Yasmin Alibhai-Brown – Labour MP – Ex British American Project member
The venerable John Pilger wrote about the British American Project (BAP), an Anglo-American network set up by the Right in the US in 1983. Alumni include the arch strategist, Mr Powell, (he of Tony Blair infamy) and several New Labour ministers, Tory top boys, business leaders and powerful media people – Paxman, Evans and Naughtie among them. Many US Masters (and Mistresses) of the universe are also members.
Pilger’s view is that the BAP is modern-day freemasonry but without the silly rituals, dark secrets, and deep misogyny. It seeks to preserve the rapacious power and wealth of the Anglo-American alliance. It draws in future power merchants and trailblazers, and gets them to commit to nuclear weaponry and world domination. Journalist members keep guard and stop the public from finding out about the suspect club.

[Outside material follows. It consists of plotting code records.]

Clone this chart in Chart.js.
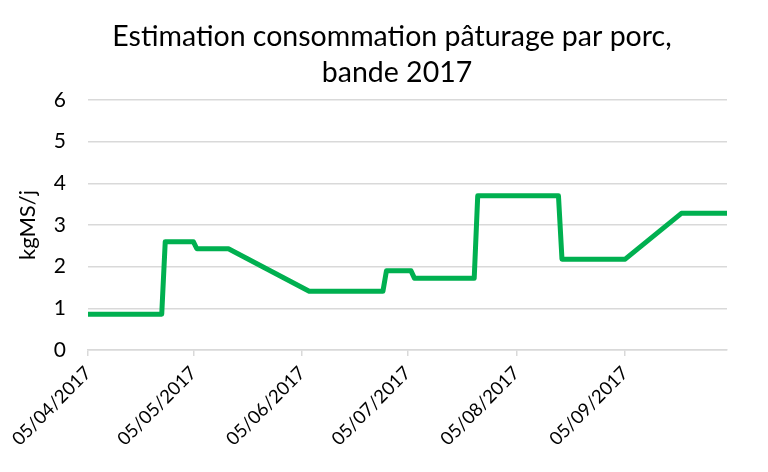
<!DOCTYPE html>
<html>
<head>
<meta charset="utf-8">
<script src="https://cdn.jsdelivr.net/npm/chart.js@4.4.1/dist/chart.umd.min.js"></script>
<style>
html,body{margin:0;padding:0;background:#fff;}
#wrap{width:768px;height:472px;}
</style>
</head>
<body>
<div id="wrap"><canvas id="c" width="768" height="472"></canvas></div>
<script>
// ---- data ----
const titleLines = ["Estimation consommation pâturage par porc,", "bande 2017"];
const yAxisTitle = "kgMS/j";
const dates = ["2017-04-05","2017-04-26","2017-04-27","2017-05-05","2017-05-06","2017-05-15",
               "2017-06-07","2017-06-28","2017-06-29","2017-07-06","2017-07-07","2017-07-24",
               "2017-07-25","2017-08-17","2017-08-18","2017-09-05","2017-09-21","2017-10-04"];
const values = [0.86,0.86,2.6,2.6,2.43,2.43,1.41,1.41,1.9,1.9,1.72,1.72,3.7,3.7,2.18,2.18,3.28,3.28];
const tickDates = ["2017-04-05","2017-05-05","2017-06-05","2017-07-05","2017-08-05","2017-09-05"];
const tickLabels = ["05/04/2017","05/05/2017","05/06/2017","05/07/2017","05/08/2017","05/09/2017"];
const yTicks = [0,1,2,3,4,5,6];

// ---- helpers ----
const DAY = 86400000;
const t0 = Date.parse(dates[0] + "T00:00:00Z");
const toDay = d => Math.round((Date.parse(d + "T00:00:00Z") - t0) / DAY);
const points = dates.map((d, i) => ({x: toDay(d), y: values[i]}));
const tickDays = tickDates.map(toDay);
const FONT = "Lato, 'Open Sans', sans-serif";

const titlePlugin = {
  id: 'twoLineTitle',
  afterDraw(chart) {
    const ctx = chart.ctx;
    ctx.save();
    ctx.fillStyle = '#000';
    ctx.font = "28.5px " + FONT;
    ctx.textAlign = 'center';
    ctx.textBaseline = 'alphabetic';
    ctx.fillText(titleLines[0], 392, 46);
    ctx.fillText(titleLines[1], 397, 82);
    ctx.restore();
  }
};

new Chart(document.getElementById('c'), {
  type: 'line',
  data: {
    datasets: [{
      data: points,
      borderColor: '#00B050',
      borderWidth: 5,
      pointRadius: 0,
      tension: 0,
      fill: false,
      borderJoinStyle: 'round',
      borderCapStyle: 'round'
    }]
  },
  options: {
    responsive: false,
    animation: false,
    events: [],
    layout: {padding: {top: 100, left: 0, right: 41, bottom: 0}},
    plugins: {legend: {display: false}, title: {display: false}, tooltip: {enabled: false}},
    scales: {
      x: {
        type: 'linear',
        min: 0,
        max: toDay("2017-10-04"),
        afterBuildTicks(scale) { scale.ticks = tickDays.map(v => ({value: v})); },
        afterFit(scale) { scale.height = 122; },
        ticks: {
          autoSkip: false,
          maxRotation: 45,
          minRotation: 45,
          color: '#000',
          font: {family: FONT, size: 18.5},
          padding: 6,
          callback(v) { const i = tickDays.indexOf(v); return i >= 0 ? tickLabels[i] : ''; }
        },
        grid: {display: true, drawOnChartArea: false, drawTicks: true, tickLength: 6, color: '#D9D9D9', lineWidth: 1.5},
        border: {display: true, color: '#D9D9D9', width: 1.5}
      },
      y: {
        min: 0,
        max: 6,
        afterBuildTicks(scale) { scale.ticks = yTicks.map(v => ({value: v})); },
        afterFit(scale) { scale.width = 88; },
        ticks: {color: '#000', font: {family: FONT, size: 21}, padding: 22},
        grid: {color: '#D9D9D9', lineWidth: 1.5, drawTicks: false},
        border: {display: false},
        title: {display: true, text: yAxisTitle, color: '#000', font: {family: FONT, size: 22}, padding: {top: 15, bottom: 0}}
      }
    }
  },
  plugins: [titlePlugin]
});
</script>
</body>
</html>
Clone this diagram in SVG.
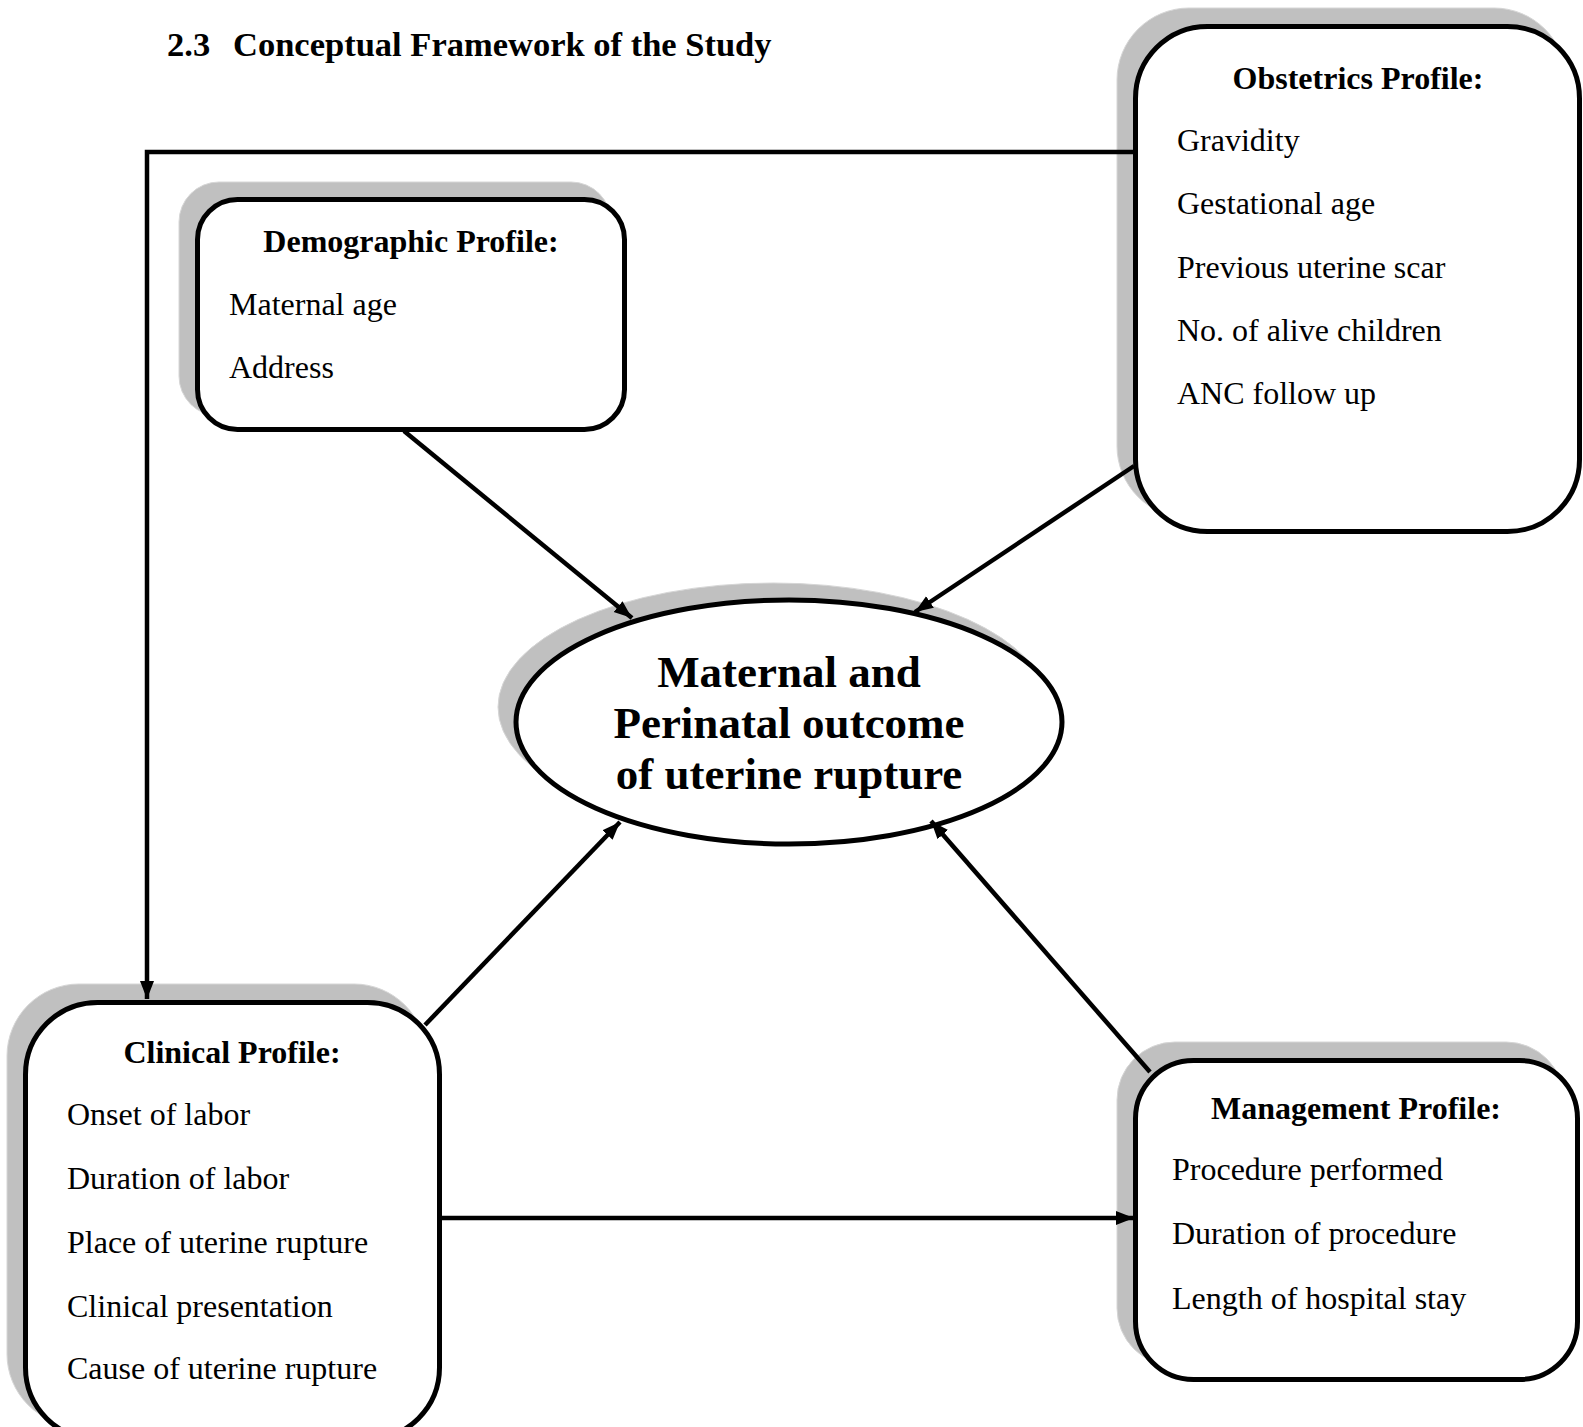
<svg xmlns="http://www.w3.org/2000/svg" width="1583" height="1427" viewBox="0 0 1583 1427">
<style>
.shadow{fill:#c0c0c0;stroke:#d6d6d6;stroke-width:1}
.box{fill:#fff;stroke:#000;stroke-width:5}
.conn{fill:none;stroke:#000;stroke-width:4.5}
text{font-family:"Liberation Serif","Times New Roman",serif;fill:#000}
.h{font-size:32px;font-weight:bold;text-anchor:middle}
.t{font-size:32px}
.c{font-size:45px;font-weight:bold;text-anchor:middle}
.title{font-size:34.5px;font-weight:bold}
</style>
<defs>
<marker id="arr" markerUnits="userSpaceOnUse" markerWidth="20" markerHeight="16" viewBox="0 0 20 16" refX="18" refY="8" orient="auto">
<path d="M0,1 L18,8 L0,15 Z" fill="#000"/>
</marker>
</defs>
<rect width="1583" height="1427" fill="#fff"/>
<g id="title">
<text class="title" x="167" y="56">2.3</text>
<text class="title" x="233" y="56">Conceptual Framework of the Study</text>
</g>
<g id="demographic">
<rect class="shadow" x="179" y="182" width="432" height="234" rx="40"/>
<rect class="box" x="197.5" y="199.5" width="427" height="230" rx="40"/>
<text class="h" x="411" y="252">Demographic Profile:</text>
<text class="t" x="229" y="315">Maternal age</text>
<text class="t" x="229" y="378">Address</text>
</g>
<g id="obstetrics">
<rect class="shadow" x="1117" y="8" width="449" height="510" rx="72"/>
<rect class="box" x="1135.5" y="26.5" width="444" height="505" rx="72"/>
<text class="h" x="1358" y="89">Obstetrics Profile:</text>
<text class="t" x="1177" y="151">Gravidity</text>
<text class="t" x="1177" y="214">Gestational age</text>
<text class="t" x="1177" y="278">Previous uterine scar</text>
<text class="t" x="1177" y="341">No. of alive children</text>
<text class="t" x="1177" y="404">ANC follow up</text>
</g>
<g id="outcome">
<ellipse class="shadow" cx="773" cy="707" rx="275" ry="124"/>
<ellipse class="box" cx="789" cy="722" rx="273" ry="122"/>
<text class="c" x="789" y="687">Maternal and</text>
<text class="c" x="789" y="738">Perinatal outcome</text>
<text class="c" x="789" y="789">of uterine rupture</text>
</g>
<g id="clinical">
<rect class="shadow" x="7" y="984" width="419" height="442" rx="72"/>
<rect class="box" x="25.5" y="1002.5" width="414" height="437" rx="72"/>
<text class="h" x="232" y="1063">Clinical Profile:</text>
<text class="t" x="67" y="1125">Onset of labor</text>
<text class="t" x="67" y="1189">Duration of labor</text>
<text class="t" x="67" y="1253">Place of uterine rupture</text>
<text class="t" x="67" y="1317">Clinical presentation</text>
<text class="t" x="67" y="1379">Cause of uterine rupture</text>
</g>
<g id="management">
<rect class="shadow" x="1117" y="1042" width="447" height="324" rx="58"/>
<rect class="box" x="1135.5" y="1060.5" width="442" height="319" rx="58"/>
<text class="h" x="1356" y="1119">Management Profile:</text>
<text class="t" x="1172" y="1180">Procedure performed</text>
<text class="t" x="1172" y="1244">Duration of procedure</text>
<text class="t" x="1172" y="1309">Length of hospital stay</text>
</g>
<g id="connectors">
<line class="conn" x1="404" y1="431" x2="632" y2="618" marker-end="url(#arr)"/>
<line class="conn" x1="1134" y1="466" x2="915" y2="612" marker-end="url(#arr)"/>
<line class="conn" x1="425" y1="1025" x2="620" y2="822" marker-end="url(#arr)"/>
<line class="conn" x1="1150" y1="1072" x2="931" y2="821" marker-end="url(#arr)"/>
<line class="conn" x1="440" y1="1218" x2="1134" y2="1218" marker-end="url(#arr)"/>
<path class="conn" d="M1133,152 H147 V999" marker-end="url(#arr)"/>
</g>
</svg>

So here’s the story of how I got involved with BAP, what it was then, what is has since become, its influence, good and bad, and why I no longer attend the annual junkets.
It was 1988 and I worked for the brilliant New Society magazine, my first proper media job, scary and exhilarating. I had come to journalism late.
An invitation arrived from Chatham House to a posh lunch, to possibly get to go to the US with other young Turks of this land. I must have eaten well enough with the baffling cutlery for I was among the chosen. A nobody like me, I thought, to join the somebodies. I was flattered.
It was off to St Louis, and oh my world, how posh was theirs! How we were dined and wined and how terribly hard it all was, and what a good thing I had gained entry, to go and put up a fight against the fat complacency of Reaganites and Thatcherites.
The neocons were then at the toddler stage, noisy but not yet fully formed. The British side was dominated by white men while the US ensured gender and race balance.
The debates were hard and mostly won by the Right from both sides. We argued about US arrogance, Israel, royalty and republicanism. There are some uplifting memories. An American delegate who looked like William Hurt was delightfully attentive and I brushed off a lecherous Thatcherite minister who invited me to be his mistress in exchange for the use of his Knightsbridge flat.
I attended six gatherings (I think) and was glad to, mainly because it gave me insights into the workings of power. Jonathan Powell, the silent operator, who stood and watched and said nothing unless it was privately to this general or that senator.
Vanessa Gilmore, a dynamic US judge from Texas, networked and intervened so efficiently it dwarfed us all. Police chiefs hobnobbing. And so on.
So why did I stop going? Because I became increasingly queasy about this special relationship, because of Iraq, because New Labour has, without public consultation, made the UK into a client state of the USA.